Alastair Campbell, who headed communications for U.K. Prime Minister Tony Blair from 1997-2003, said in an article published in the Huffington Post June 28 that the PR industry has done a "lousy job on its own reputation" resulting in terms like "PR" and "spin" being "synonyms for B.S., lies, deception.

campbellHe feels journalists and bloggers are better at communicating.

Our opinion is that some of the blame for the bad rap on PR falls on the major PR groups -- PR Society of America and International Assn. of Business Communicators -- neither of which has any sort of "PR for PR" program.

The behavior of the two groups (IABC’s new chair Robin McCasland has just called reporters "dogs" and PRSA has not had a press conference since 1993) has added to the burden that PR's reputation has to carry.

The PR Society, whose income of $10 million makes it about twice as big as IABC, has the greater burden.

It has been conducting a war with its trade press in recent years, barring any reporters from its Assembly in 2011-2012. It stopped giving members transcripts of the Assembly after 2004.

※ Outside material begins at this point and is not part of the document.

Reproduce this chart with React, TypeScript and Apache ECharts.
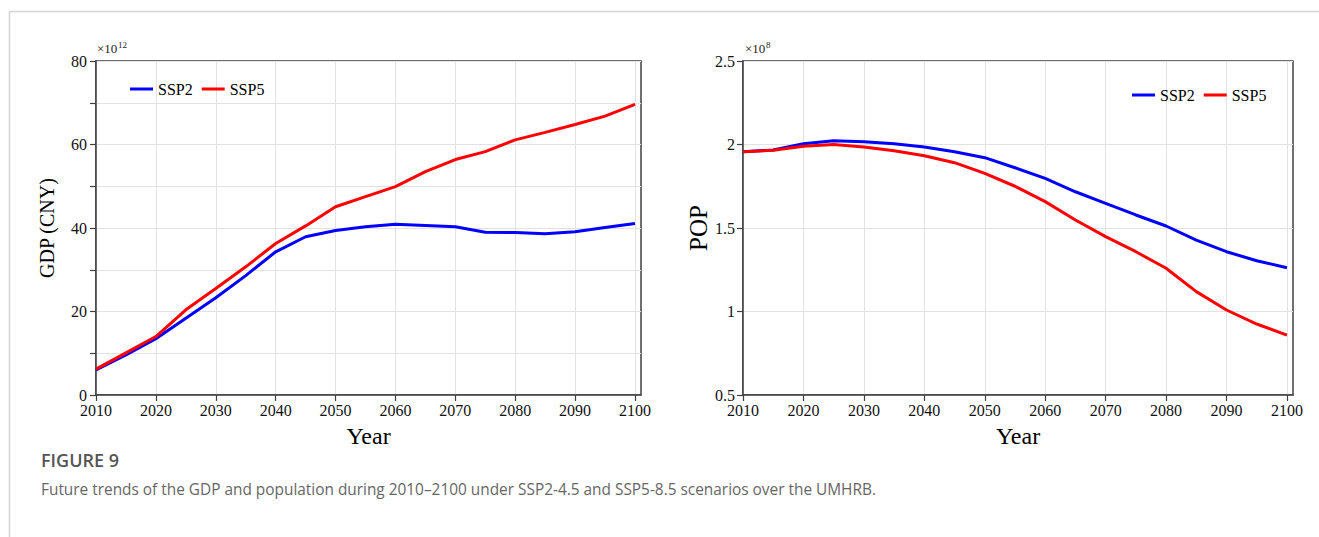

IABC at least lets reporters join and have access to information, including contacts with other members. PRSA will not let reporters join.

Journalists Are More Believable -- Campbell

The "real spin doctors in the modern world," according to Campbell, are "journalists, broadcasters and bloggers and they want their readers, viewers and listeners to think they have a monopoly on truth."

He doesn't like it, but he admits that journalists, although under heavy criticism themselves, have more credibility than PR people.

Campbell wrote that journalists "subtly and not so subtly suggest that people ignore everyone else -- politicians and their spokesmen, companies and their advisers, countries and their brand managers. And that is a change from most of the past decades when news and comment, fact and opinion, were more separate than they are today, when people assumed that governments and leaders and brands would want to propagandize on their own behalf, and had every right to do so. It's just that it got a lot harder."

Campbell is admitting that it's very difficult to spin anything these days when so many journalists and amateur journalists are finding out things and sharing them with each other.

What we see is a retreat from the vast tide of information that the internet represents. PR practitioners are helpless in the face of such a deluge of information and many have gone to the bunkers.

People Can Separate Reality from Spin

The internet, according to Campbell, is helping people to be "better at knowing reality from spin, separating good from mediocre; they're faster at making judgments at which is which, and often they are right. So the driving question should not be, 'what will the Daily so and so say if we do this?' but what should we do and what should we say about what we do, to help meet the objectives we have set for ourselves and pursue the strategy we have agreed to meet those objectives and take the public with us as we go?"

He feels the "definition of PR as being focused on getting good press, whatever that means these days, is close to being redundant."

He admits that he has had plenty of "bad publicity" himself and wonders if people want to hear what he has to say: "That to me stems from putting reputation and strategy ahead of giving a damn about what people say about you on a day-to-day basis."

He feels that what really matters for PR people is giving "strategic advice and reputation support."